Ask me how gleeful I am that the baseball players may go out on strike August 30th. Just ask me.
As far as I can see, players and management both have managed to alienate even hardcore baseball fans with their constant demands and bickering back and forth for more money, fancier facilities (on the taxpayer dime), and, oh, yeah, more money.
As far as I’m concerned, it’s just an opportunity for more TV I’m likely to watch.
Watched “Field of Dreams” yesterday. Sighed heavily over the loss of that feel for baseball. When Joe says that he’d have played for free, I moaned and closed my eyes for the loss.
As a Montrealer and erstwhile baseball fan, I’m looking forward to another baseball work stoppage. I’m tired of team owners trying to hold municipalities and governments hostage in order to extort the bigger stadiums needed to finance player salaries (though I don’t blame the players for those–the owners are dumb enough to pay them those sums).

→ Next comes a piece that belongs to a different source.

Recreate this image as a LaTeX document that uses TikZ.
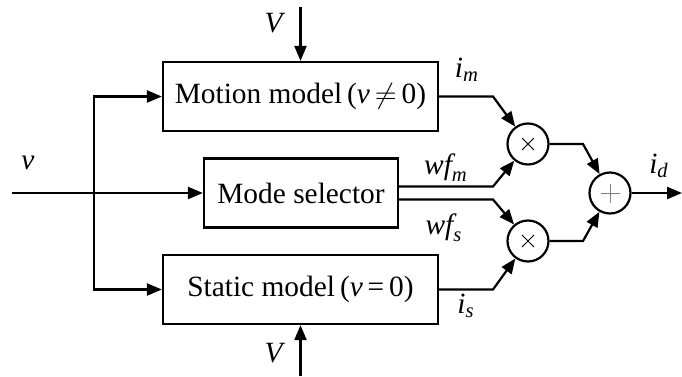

Sports economics, from baseball in the US to football in Europe, seems to me a shell game of debts and future payments that will collapse as surely as Enron, Worldcom, and the South Seas Bubble.
One can but hope.
On the other hand, while I can certainly blame the players for their greed (I know I couldn’t look my boss in the face and seriously demand a multi-million dollar salary), and the management for their greed (as noted above), ultimately the blame has to fall on people still willing to (a) buy inflated tickets and (b) pass bond issues to build new stadiums. As long as the public is willing to go along with that, they’re funding the greed up the food chain.